FAST COMPANY: Kickstarter may have kickstarted the crowdfunding movement, but it did so with arbitrary and capricious rules that embraced some projects while refusing to host others, and limited its own growth. But the company underwent a leadership change in late 2013, and last year reengineered itself as an integral part of the startup hardware boom. It saw two companies that started on its platform, Oculus and SmartThings, get acquired by Facebook and Samsung, for $2 billion and $200 million respectively. And it neared in on $1.5 billion in money pledged to projects.
The site’s old model was once summarized like this: “Kickstarter is not a store.” Founder Perry Chen wrote that in 2012, as a way to explain his many restrictions on what kind of projects could be posted on the site. At the time, Kickstarter looked particularly down on hardware, and was concerned with fostering art projects. But under new CEO Yancey Strickler, Kickstarter has launched deals with New York’s Museum of Modern Art, iTunes, and the video-game distribution company Steam to promote and distribute Kickstarter creations. The result is that Kickstarter is looking increasingly like not just a fundraising tool, but like a publishing and distribution system for creators. It’s also a way to differentiate Kickstarter’s brand from the As-Seen-on-TV quality of its nearest competitor, Indiegogo.
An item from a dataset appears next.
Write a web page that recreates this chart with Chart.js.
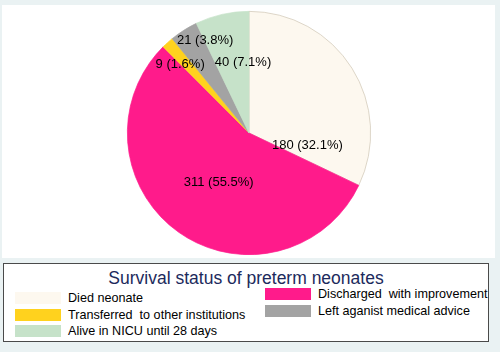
<!DOCTYPE html>
<html>
<head>
<meta charset="utf-8">
<script src="https://cdn.jsdelivr.net/npm/chart.js@4/dist/chart.umd.min.js"></script>
<style>
    body { margin: 0; background: #eaf2f3; font-family: "Liberation Sans", Arial, sans-serif; }
    #wrap { position: relative; width: 500px; height: 352px; }
    #plot { position: absolute; left: 2px; top: 5px; width: 493px; height: 253px; background: #fff; }
    #myPie { position: absolute; left: 0; top: 0; }
    #legendBox { position: absolute; left: 3px; top: 263px; width: 484px; height: 77px;
        background: #fff; border: 1px solid #4a4a4a; }
    #legendTitle { position: absolute; left: 0; width: 100%; top: 4px; text-align: center;
        font-size: 17.5px; color: #1c2a5c; }
    .item { position: absolute; height: 14px; font-size: 12.6px; line-height: 14px; color: #000; white-space: pre; }
    .swatch { position: absolute; left: 0; top: 1px; width: 46px; height: 12px; }
    .item span { position: absolute; left: 53px; top: 0; }
</style>
</head>
<body>
<div id="wrap">
    <div id="plot"></div>
    <canvas id="myPie" width="500" height="352"></canvas>
    <div id="legendBox"><div id="legendTitle">Survival status of preterm neonates</div></div>
</div>
<script>
const categories = ['Died neonate', 'Discharged  with improvement', 'Transferred  to other institutions',
    'Left aganist medical advice', 'Alive in NICU until 28 days'];
const counts = [180, 311, 9, 21, 40];
const percents = ['32.1', '55.5', '1.6', '3.8', '7.1'];
const sliceColors = ['#fdf8ef', '#ff1b8b', '#ffd21e', '#a3a3a3', '#c6e2c9'];
const edgeColors = ['#cfc6b4', '#ff1b8b', '#ffd21e', '#a3a3a3', '#c6e2c9'];

// where each value label sits: shift from slice middle (degrees) and fraction of radius
const labelShift = [44, -4, -3, 7, 8];
const labelRadius = [0.49, 0.48, 0.80, 0.84, 0.58];

const sliceLabels = {
    id: 'sliceLabels',
    afterDatasetsDraw(chart) {
        const ctx = chart.ctx;
        ctx.save();
        ctx.font = '13px "Liberation Sans", Arial, sans-serif';
        ctx.fillStyle = '#000';
        ctx.textAlign = 'center';
        ctx.textBaseline = 'middle';
        chart.getDatasetMeta(0).data.forEach(function (arc, i) {
            const p = arc.getProps(['x', 'y', 'startAngle', 'endAngle', 'outerRadius'], true);
            const mid = (p.startAngle + p.endAngle) / 2 + labelShift[i] * Math.PI / 180;
            const r = p.outerRadius * labelRadius[i];
            ctx.fillText(counts[i] + ' (' + percents[i] + '%)', p.x + Math.cos(mid) * r, p.y + Math.sin(mid) * r);
        });
        ctx.restore();
    }
};

const ctx = document.getElementById('myPie').getContext('2d');
new Chart(ctx, {
    type: 'pie',
    data: {
        labels: categories,
        datasets: [{
            data: counts,
            backgroundColor: sliceColors,
            borderColor: edgeColors,
            borderWidth: 0.7
        }]
    },
    options: {
        responsive: false,
        animation: false,
        layout: { padding: { top: 11, bottom: 97, left: 0, right: 2 } },
        plugins: {
            legend: { display: false },
            tooltip: { enabled: false }
        }
    },
    plugins: [sliceLabels]
});

// legend in two columns, second column sits slightly higher
const legendBox = document.getElementById('legendBox');
const colLeft = [11, 261];
const colTop = [27, 23];
const rowStep = 16.7;
categories.forEach(function (name, i) {
    const col = i % 2, row = Math.floor(i / 2);
    const item = document.createElement('div');
    item.className = 'item';
    item.style.left = colLeft[col] + 'px';
    item.style.top = (colTop[col] + row * rowStep) + 'px';
    item.innerHTML = '<div class="swatch" style="background:' + sliceColors[i] + '"></div><span></span>';
    item.querySelector('span').textContent = name;
    legendBox.appendChild(item);
});
</script>
</body>
</html>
So far, the looser approach doesn’t seem to have resulted in a Kickstarter that’s any less welcoming to its original vision of small-scale, idiosyncratic artistic efforts. It expanded its annual film festival of Kickstarter-funded movies to Los Angeles, and held a block party open to anyone, where it launched its first-ever art gallery. With funding raised through Kickstarter, the popular podcast 99% Invisible was able to create an entire podcasting network called Radiotopia. And Strickler’s own campaign pledges provide a snapshot of Kickstarter diversity: He’s personally supported more than 1200 projects, including a comic book about cheap travel and a documentary about music in South Africa’s apartheid prisons—and, of course, gadgets like the Coolest Cooler, a cooler/blender/speaker/recharger that took in $13.2 million in pledges. That take is a Kickstarter record, for now.